Homeland had some serious problems going into its fourth season; problems that usually wind up tanking a show, if the entire history of television is to be believed. It’s the one-two punch of losing one of the main characters (and arguably the more fascinating, dynamic one) and having to rehabilitate another main character because a series of poor storytelling decisions left her not just unlikeable, but totally unworkable as a person other people want to interact with. It remains to be seen whether the absence of Brody from the story is going to kill the show, but personally, we didn’t really miss him. Like Carrie, he’d been so overwritten and gone through so many insane story loops that we’d grown sick of him by the end. There was really nowhere else to go for the character. Nothing illustrates this better to us than our reaction to the scene that took place outside the Brody house. All we could think was “Please don’t show us anyone in the Brody family.” As much as we liked those actors, we wanted to see as clean a break from the past as we could get.

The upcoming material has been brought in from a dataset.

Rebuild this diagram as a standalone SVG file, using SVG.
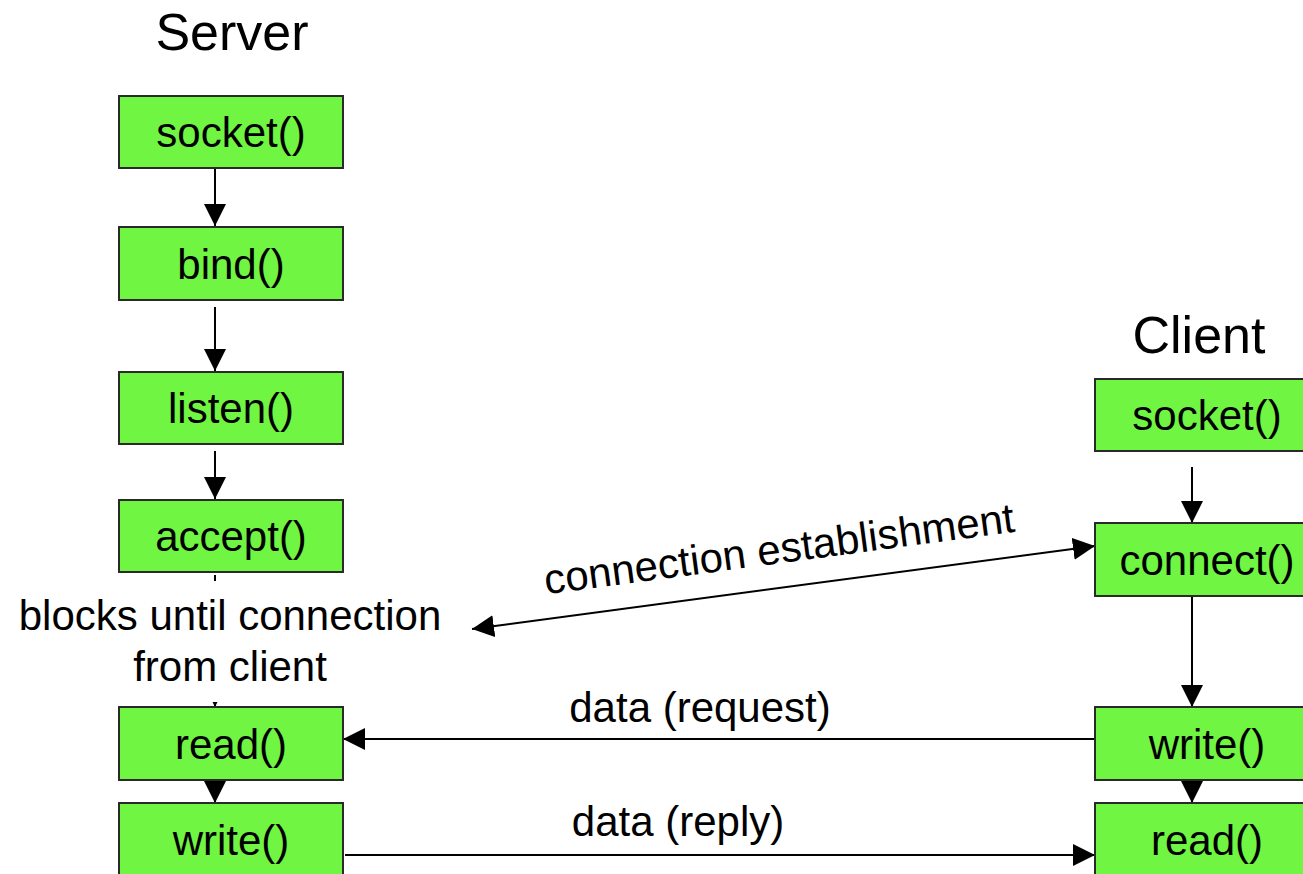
<svg xmlns="http://www.w3.org/2000/svg" width="1303" height="874" viewBox="0 0 1303 874">
  <style>
    .box { fill: #6ff542; stroke: #2a2a2a; stroke-width: 2; }
    .lbl { font-family: "Liberation Sans", Arial, sans-serif; font-size: 42px; fill: #000; text-anchor: middle; }
    .title { font-family: "Liberation Sans", Arial, sans-serif; font-size: 52px; fill: #000; text-anchor: middle; }
    .edge { stroke: #000; stroke-width: 2; fill: none; }
  </style>
  <defs>
    <marker id="arrow" markerUnits="userSpaceOnUse" markerWidth="22" markerHeight="22" viewBox="0 0 20 20" refX="20" refY="10" orient="auto">
      <path d="M0,0 L20,10 L0,20 Z" fill="#000"/>
    </marker>
    <marker id="arrowStart" markerUnits="userSpaceOnUse" markerWidth="22" markerHeight="22" viewBox="0 0 20 20" refX="0" refY="10" orient="auto">
      <path d="M20,0 L0,10 L20,20 Z" fill="#000"/>
    </marker>
  </defs>
  <rect width="1303" height="874" fill="#fff"/>

  <!-- column titles -->
  <text class="title" x="232" y="50">Server</text>
  <text class="title" x="1199" y="353">Client</text>

  <!-- connectors -->
  <g id="connectors">
    <line class="edge" x1="215" y1="163" x2="215" y2="226" marker-end="url(#arrow)"/>
    <line class="edge" x1="215" y1="307" x2="215" y2="371" marker-end="url(#arrow)"/>
    <line class="edge" x1="215" y1="451" x2="215" y2="499" marker-end="url(#arrow)"/>
    <line class="edge" x1="215" y1="575" x2="215" y2="707" marker-end="url(#arrow)"/>
    <line class="edge" x1="215" y1="781" x2="215" y2="803" marker-end="url(#arrow)"/>
    <line class="edge" x1="1192" y1="467" x2="1192" y2="523" marker-end="url(#arrow)"/>
    <line class="edge" x1="1192" y1="596" x2="1192" y2="707" marker-end="url(#arrow)"/>
    <line class="edge" x1="1192" y1="781" x2="1192" y2="803" marker-end="url(#arrow)"/>
    <line class="edge" x1="472" y1="629" x2="1095" y2="546" marker-start="url(#arrowStart)" marker-end="url(#arrow)"/>
    <line class="edge" x1="1095" y1="739" x2="343" y2="739" marker-end="url(#arrow)"/>
    <line class="edge" x1="345" y1="855" x2="1095" y2="855" marker-end="url(#arrow)"/>
  </g>

  <!-- note under accept(), on a white backing -->
  <g id="note-blocks">
    <rect x="10" y="581" width="440" height="121" fill="#fff"/>
    <text class="lbl" x="230" y="630">blocks until connection</text>
    <text class="lbl" x="230" y="681">from client</text>
  </g>

  <!-- server side -->
  <g id="server-socket"><rect class="box" x="119" y="96" width="224" height="72"/><text class="lbl" x="231" y="147">socket()</text></g>
  <g id="server-bind"><rect class="box" x="119" y="227" width="224" height="73"/><text class="lbl" x="231" y="279">bind()</text></g>
  <g id="server-listen"><rect class="box" x="119" y="372" width="224" height="72"/><text class="lbl" x="231" y="423">listen()</text></g>
  <g id="server-accept"><rect class="box" x="119" y="500" width="224" height="72"/><text class="lbl" x="231" y="551">accept()</text></g>
  <g id="server-read"><rect class="box" x="119" y="707" width="224" height="73"/><text class="lbl" x="231" y="759">read()</text></g>
  <g id="server-write"><rect class="box" x="119" y="803" width="224" height="80"/><text class="lbl" x="231" y="855">write()</text></g>

  <!-- client side -->
  <g id="client-socket"><rect class="box" x="1095" y="379" width="224" height="72"/><text class="lbl" x="1207" y="430">socket()</text></g>
  <g id="client-connect"><rect class="box" x="1095" y="523" width="224" height="73"/><text class="lbl" x="1207" y="575">connect()</text></g>
  <g id="client-write"><rect class="box" x="1095" y="707" width="224" height="73"/><text class="lbl" x="1207" y="759">write()</text></g>
  <g id="client-read"><rect class="box" x="1095" y="803" width="224" height="80"/><text class="lbl" x="1207" y="855">read()</text></g>

  <!-- message labels -->
  <g id="edge-labels">
    <text class="lbl" x="0" y="0" transform="translate(781,563) rotate(-7.6)">connection establishment</text>
    <text class="lbl" x="700" y="722">data (request)</text>
    <text class="lbl" x="678" y="836">data (reply)</text>
  </g>
</svg>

And that may even have been an idea written into the script: that you can’t get as clean a break from the past as you’d like. Sure, Brody’s gone, but Carrie’s stuck holding a mini-Brody who she clearly feels no emotional attachment to, which leads us to our next question: Is Carrie someone we as viewers want to spend time with anymore? Can she be rehabbed to the point where we’re all rooting for her and find her as fascinating as we did back in season one, when she was cycling through a manic phase and appeared to be more brilliant than everyone around her knew? The jury’s still out on that one, but at least they’re addressing something that became all too clear last season (and probably the season before, if we’re being truthful): Carrie’s not necessarily all that brilliant. Being driven is not the same thing as being brilliant. It seems to us that we’ve been fooled into thinking Carrie is the latter, when in reality, her mania and obsession with jazz (which has apparently evaporated) allowed her to land on the truth a few times before anyone else did. For every smart thing she ever did, there were a dozen really stupid, reckless and self-destructive things to more than counteract it.

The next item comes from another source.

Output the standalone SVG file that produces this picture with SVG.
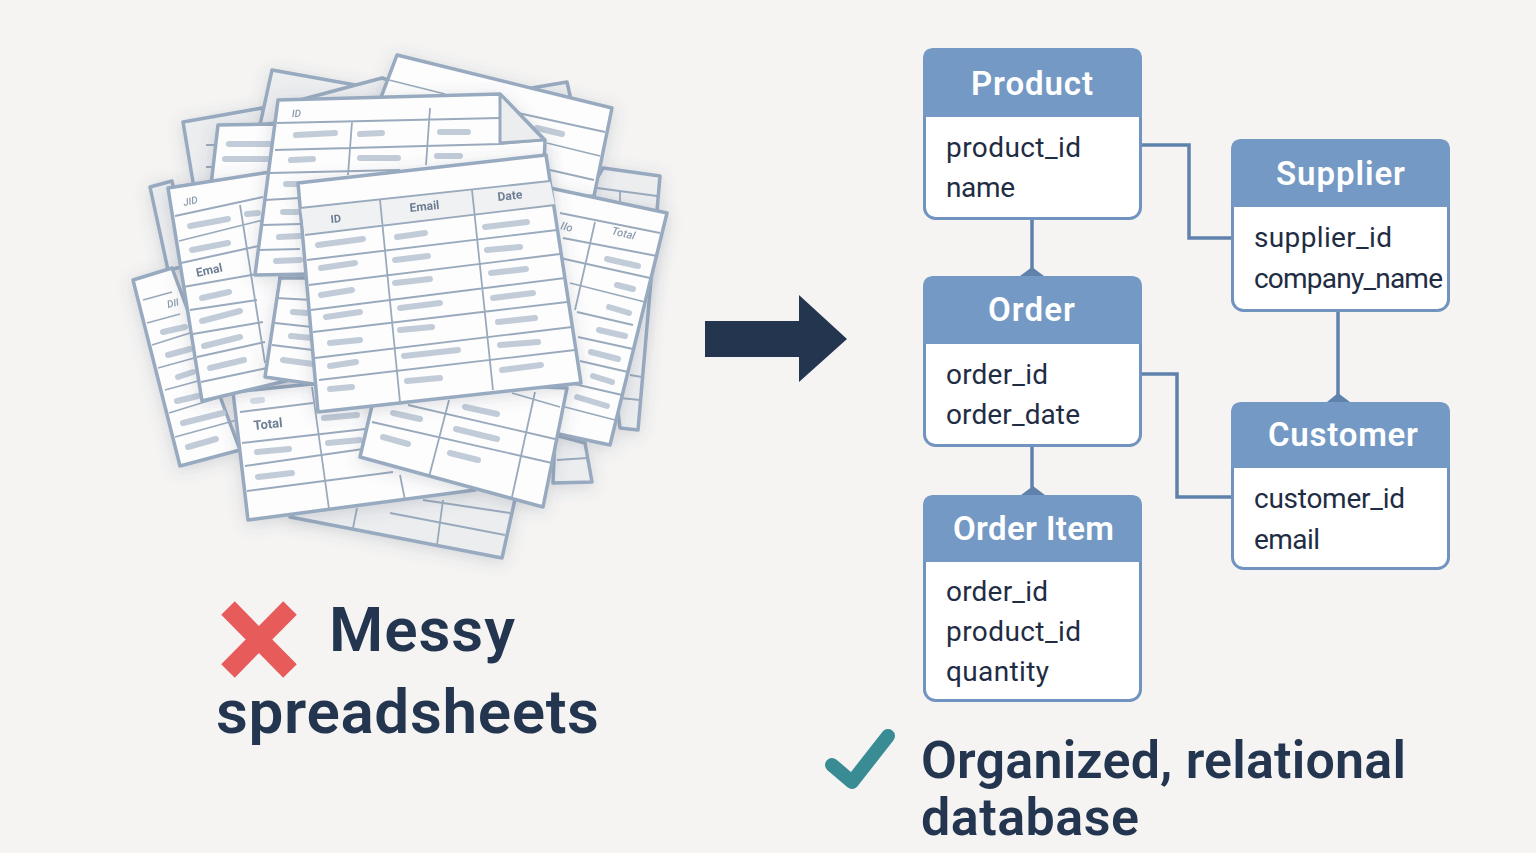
<svg xmlns="http://www.w3.org/2000/svg" width="1536" height="853" viewBox="0 0 1536 853">
<style>
.s{fill:#fdfdfd;stroke:#98aabf;stroke-width:3.5;stroke-linejoin:round}
.g{fill:#ecedef;stroke:#98aabf;stroke-width:3.5;stroke-linejoin:round}
.sh{filter:url(#shadow)}
.l{fill:none;stroke:#9aaabd;stroke-width:1.8}
.b{fill:none;stroke:#c2ccd8;stroke-width:6;stroke-linecap:round}
.hd{fill:#f0f1f3}
.t{font-family:"Roboto","Liberation Sans",sans-serif;font-weight:700;fill:#6d7e94;font-size:12px}
.i{font-style:italic;font-weight:500;fill:#8d9bad;font-size:10px}
.box{fill:#fff;stroke:#7094bf;stroke-width:3}
.head{fill:#7499c4}
.ht{font-family:"Roboto","Liberation Sans",sans-serif;font-weight:600;font-size:33px;fill:#fff}
.at{font-family:"Roboto","Liberation Sans",sans-serif;font-size:28px;fill:#1f2d44}
.big{font-family:"Roboto","Liberation Sans",sans-serif;font-weight:600;fill:#243550}
.c{fill:none;stroke:#5f82ad;stroke-width:3.5}
.d{fill:#5f82ad}
</style>
<defs>
<filter id="shadow" filterUnits="userSpaceOnUse" x="0" y="0" width="1536" height="853"><feDropShadow dx="0" dy="3" stdDeviation="8" flood-color="#4c5a6c" flood-opacity=".2"/></filter>
</defs>
<rect width="1536" height="853" fill="#f5f4f3"/>
<g id="sheets">
<g id="sheet-a" class="sh"><polygon class="g" points="290,517 502,558 517,490 300,470"/><path class="l" d="M423,500L510,513M390,513L505,535M443,500L437,545M357,508L353,528"/></g>
<g id="sheet-b" class="sh"><polygon class="g" points="553,483 592,482 585,443 555,435"/><path class="l" d="M557,460L587,458"/></g>
<g id="sheet-c" class="sh"><polygon class="g" points="603,168 660,176 638,430 620,428 590,190"/><path class="l" d="M597,188L657,196M620,192L620,205M630,375L642,377M620,398L640,400"/></g>
<g id="sheet-d-small"><polygon class="g" points="520,90 567,82 571,100 545,110"/></g>
<g id="sheet-e1" class="sh"><polygon class="g" points="183,122 262,108 290,190 196,200"/><path class="l" d="M206,145L218,145M206,167L218,167"/></g>
<g id="sheet-e3" class="sh"><polygon class="g" points="272,70 372,88 380,110 260,125"/></g>
<g id="sheet-d0"><polygon class="g" points="300,100 382,78 450,100 350,110"/></g>
<g id="sheet-d" class="sh"><polygon class="s" points="397,55 612,108 594,196 520,200 380,100"/><path class="l" d="M385,79L445,94M518,113L605,132M547,143L600,156M550,170L594,180"/><path class="b" d="M537,128L562,134"/></g>
<g id="sheet-e2" class="sh"><polygon class="s" points="218,125 278,124 270,190 211,185"/><path class="b" d="M229,144L272,144M225,159L270,159"/></g>
<g id="sheet-f" class="sh"><polygon class="g" points="150,187 172,181 190,265 168,270"/></g>
<g id="sheet-h" class="sh"><polygon class="s" points="133,280 172,268 240,450 180,466"/><path class="l" d="M143,300L172,292M147,323L180,314M152,345L190,333M158,368L205,355M165,390L220,375M169,413L237,392M175,437L237,420"/><path class="b" d="M163,332L185,327M168,355L190,349M178,377L193,372M177,401L198,396M183,423L223,413M188,447L216,439"/><text class="t i" transform="translate(168,308) rotate(-14)">DII</text></g>
<g id="sheet-i" class="sh"><polygon class="s" points="233,392 400,375 475,490 248,520"/><path class="l" d="M240,412L313,403M242,443L383,427M245,466L377,447M247,491L393,472M312,387L329,509M400,475L405,500"/><path class="b" d="M257,452L289,449M258,477L292,473M324,418L357,415M328,443L360,440"/><path class="b" d="M253,401L262,400" opacity=".7"/><text class="t" transform="translate(254,430) rotate(-6)" style="font-size:13px">Total</text></g>
<g id="sheet-k" class="sh"><polygon class="s" points="550,188 667,213 610,445 540,430"/><path class="l" d="M560,213L660,233M563,238L657,256M560,258L650,278M570,283L645,302M577,312L633,325M578,337L633,349M580,361L628,372M570,383L622,395M565,407L615,420M595,222L575,310"/><path class="b" d="M607,259L638,266M617,285L633,289M609,307L629,313M599,330L625,336M591,352L618,359M593,376L612,382M577,397L607,406"/><text class="t i" transform="translate(611,234) rotate(14)" style="font-size:11px">Total</text><text class="t i" transform="translate(560,229) rotate(14)" style="font-size:11px">IIo</text></g>
<g id="sheet-j" class="sh"><polygon class="s" points="360,457 543,507 567,388 378,380"/><path class="l" d="M512,393L560,407M408,405L555,439M372,422L552,463M449,400L429,477M535,392L512,497"/><path class="b" d="M393,413L420,419M465,407L497,414M456,429L497,439M450,453L478,460M383,437L408,444"/></g>
<g id="sheet-g" class="sh"><polygon class="s" points="168,188 270,172 290,380 202,401"/><path class="l" d="M175,216L263,197M179,241L263,220M181,263L263,245M183,287L257,274M190,310L257,300M193,334L263,322M197,357L265,342M201,382L267,368M240,205L265,363"/><path class="b" d="M190,226L228,219M192,250L228,243M202,298L229,292M202,321L240,311M204,346L240,337M210,368L244,360M247,214L258,213"/><text class="t i" transform="translate(184,206) rotate(-12)">JID</text><text class="t" transform="translate(197,277) rotate(-12)">Emal</text></g>
<g id="sheet-n" class="sh"><polygon class="s" points="280,278 320,278 320,385 265,377"/><path class="l" d="M276,298L312,300M275,323L312,327M272,345L313,350"/><path class="b" d="M293,312L307,313M291,336L312,338M283,360L313,364"/></g>
<g id="sheet-l" class="sh"><polygon class="s" points="278,100 500,94 545,140 540,270 255,275"/><polygon class="g" points="500,94 544,140 500,143" style="stroke-width:3"/><path class="l" d="M277,123L500,118M275,150L500,144M270,173L400,170M265,200L300,198M263,225L300,224M258,250L300,249M352,122L348,175M430,108L426,165M500,144L545,140"/><path class="b" d="M296,135L335,133M360,134L382,133M440,132L468,132M291,160L313,159M360,158L398,158M437,156L460,156M286,184L300,184M283,212L298,212M279,237L300,236M276,261L300,260"/><text class="t i" transform="translate(292,117) rotate(-2)">ID</text></g>
<g id="sheet-m" class="sh"><polygon class="s" points="298,183 546,155 581,383 318,412"/><polygon class="hd" points="301,208 550,181 555,205 305,235"/><path class="l" d="M300,208L550,181M305,235L555,205M307,260L557,230M309,285L560,254M311,310L565,278M313,332L567,302M315,358L572,327M319,380L575,350M380,200L400,402M472,190L493,390"/><path class="b" d="M318,245L363,239M321,268L355,263M321,295L352,290M326,317L360,312M330,343L360,340M330,366L356,362M330,389L352,387M397,237L425,233M395,260L428,256M395,283L430,279M400,308L440,303M400,330L432,327M404,356L458,350M407,381L440,378M485,227L527,222M487,250L520,247M491,273L526,269M493,298L533,293M498,322L535,318M500,345L538,342M502,370L541,365"/><text class="t" transform="translate(331,223) rotate(-6)" style="font-size:11px">ID</text><text class="t" transform="translate(410,212) rotate(-6)" style="font-size:12px">Email</text><text class="t" transform="translate(498,201) rotate(-6)" style="font-size:12px">Date</text></g>
</g>
<g id="messy-label">
<path d="M228,608L290,671M290,608L228,671" fill="none" stroke="#e85b5b" stroke-width="19"/>
<text class="big" x="329" y="651" font-size="62" textLength="186">Messy</text>
<text class="big" x="216" y="733" font-size="62" textLength="383">spreadsheets</text>
</g>
<polygon id="transform-arrow" points="705,321 799,321 799,295 847,339 799,382 799,357 705,357" fill="#243550"/>
<g id="connectors">
<path class="c" d="M1141,145H1189V238H1232M1032,219V272M1141,374H1177V497H1232M1032,446V492M1338,311V398"/>
<path class="d" d="M1020,276L1032,267L1044,276ZM1021,495L1033,486L1045,495ZM1327,402L1338,393L1350,402Z"/>
</g>
<g id="product"><rect class="box" x="924.500" y="49.500" width="216" height="169" rx="11"/><path class="head" d="M923,117V59Q923,48 934,48H1131Q1142,48 1142,59V117Z"/><text class="ht" x="971" y="95" textLength="122">Product</text><text class="at" x="946" y="157" textLength="135">product_id</text><text class="at" x="946" y="197" textLength="69">name</text></g>
<g id="supplier"><rect class="box" x="1232.500" y="140.500" width="216" height="170" rx="11"/><path class="head" d="M1231,207V150Q1231,139 1242,139H1439Q1450,139 1450,150V207Z"/><text class="ht" x="1276" y="185" textLength="129">Supplier</text><text class="at" x="1254" y="247" textLength="138">supplier_id</text><text class="at" x="1254" y="288" textLength="189">company_name</text></g>
<g id="order"><rect class="box" x="924.500" y="277.500" width="216" height="168" rx="11"/><path class="head" d="M923,344V287Q923,276 934,276H1131Q1142,276 1142,287V344Z"/><text class="ht" x="988" y="321" textLength="87">Order</text><text class="at" x="946" y="384" textLength="102">order_id</text><text class="at" x="946" y="424" textLength="134">order_date</text></g>
<g id="customer"><rect class="box" x="1232.500" y="403.500" width="216" height="165" rx="11"/><path class="head" d="M1231,468V413Q1231,402 1242,402H1439Q1450,402 1450,413V468Z"/><text class="ht" x="1268" y="446" textLength="150">Customer</text><text class="at" x="1254" y="508" textLength="151">customer_id</text><text class="at" x="1254" y="549" textLength="66">email</text></g>
<g id="order-item"><rect class="box" x="924.500" y="496.500" width="216" height="204" rx="11"/><path class="head" d="M923,562V506Q923,495 934,495H1131Q1142,495 1142,506V562Z"/><text class="ht" x="953" y="540" textLength="161">Order Item</text><text class="at" x="946" y="601" textLength="102">order_id</text><text class="at" x="946" y="641" textLength="135">product_id</text><text class="at" x="946" y="681" textLength="103">quantity</text></g>
<g id="organized-label">
<polyline points="832,765 852,782 888,736" fill="none" stroke="#3a8c94" stroke-width="14" stroke-linecap="round" stroke-linejoin="round"/>
<text class="big" x="921" y="778" font-size="52" textLength="485">Organized, relational</text>
<text class="big" x="921" y="835" font-size="52" textLength="218">database</text>
</g>
</svg>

This isn’t to suggest that we’re here to be Carrie’s moral scolds. It neither shocked us nor made us think less of her when she spent a few seconds attempting to murder her baby and then thought better of it. That’s simply who Carrie is. Not a baby-killer, but someone fighting so hard to keep her emotions and darker impulses under control that she’d coldly assess the idea of killing her unwanted baby for a few seconds before snapping out of it. That scene, as disturbing as it was, felt very true to the character we once knew. It’s not likable or pleasant, but it’s her.  And it was of a piece with the rest of her scenes in these first two episodes. Carrie is and always has been an avatar of the United States’ war on terror; manic, self-destructive, reckless, over-emotional and paranoid. The coldness she feels toward her daughter is representative of her coldness overall and how it’s necessary (or she fools herself into thinking it is) to conduct the kind of war she wages. Coffee and birthday cake while looking down on bodies and raining down bombs. These scenes are meant to cast her in the worst possible light. After all, what’s a little baby drowning after you’ve killed dozens of civilians accidentally and then spend the next several days doing everything you can to shrug it off?

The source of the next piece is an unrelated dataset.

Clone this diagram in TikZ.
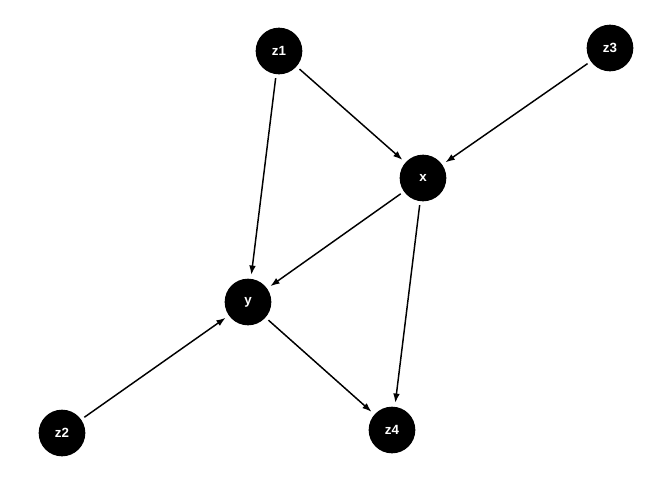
\documentclass[tikz,border=0pt]{standalone}
\usepackage{fontspec}
\setmainfont{Liberation Sans}
\usetikzlibrary{arrows.meta}
\tikzset{>={Latex[length=7pt, width=5pt]}}
\tikzset{var/.style={circle, fill=black, text=white, minimum size=35pt, inner sep=0pt, outer sep=3pt, font=\bfseries\normalsize}}

\begin{document}
\begin{tikzpicture}[x=0.75pt, y=-0.75pt, line width=1.1pt]
    \useasboundingbox(0, 0)rectangle(672, 480);
    \node[var](z1)at(279, 51){z1};
    \node[var](z3)at(610, 48){z3};
    \node[var](x)at(423, 178){x};
    \node[var](y)at(248, 302){y};
    \node[var](z2)at(62, 433){z2};
    \node[var](z4)at(392, 430){z4};
    \draw[->](z1)--(x);
    \draw[->](z3)--(x);
    \draw[->](z1)--(y);
    \draw[->](x)--(y);
    \draw[->](x)--(z4);
    \draw[->](z2)--(y);
    \draw[->](y)--(z4);
\end{tikzpicture}
\end{document}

Unfortunately, we suspect that, once again, Carrie will have been shown to be right in some way. By the end of the second episode, there was a conspiracy firmly in place and people other than Carrie were starting to look responsible for her enormous screwup. If that’s the direction they’re going with this season, we’re afraid we’re going to have to bow out. If instead they decide to keep the blame placed squarely on Carrie instead of some shadowy cabal or player behind the scenes, that’s a season of Homeland we’re ready to see. Unfortunately, the creators of this show love their lead actress a little too much and we suspect Carrie will come out on top by the end of it all, rather than paying for her mistakes and recklessness, like she should. It all remains to be seen. But if nothing else, we still get to watch Claire Danes inhabit Carrie’s skin while we wait to see where the story goes. That’s always been the series’ biggest draw anyway.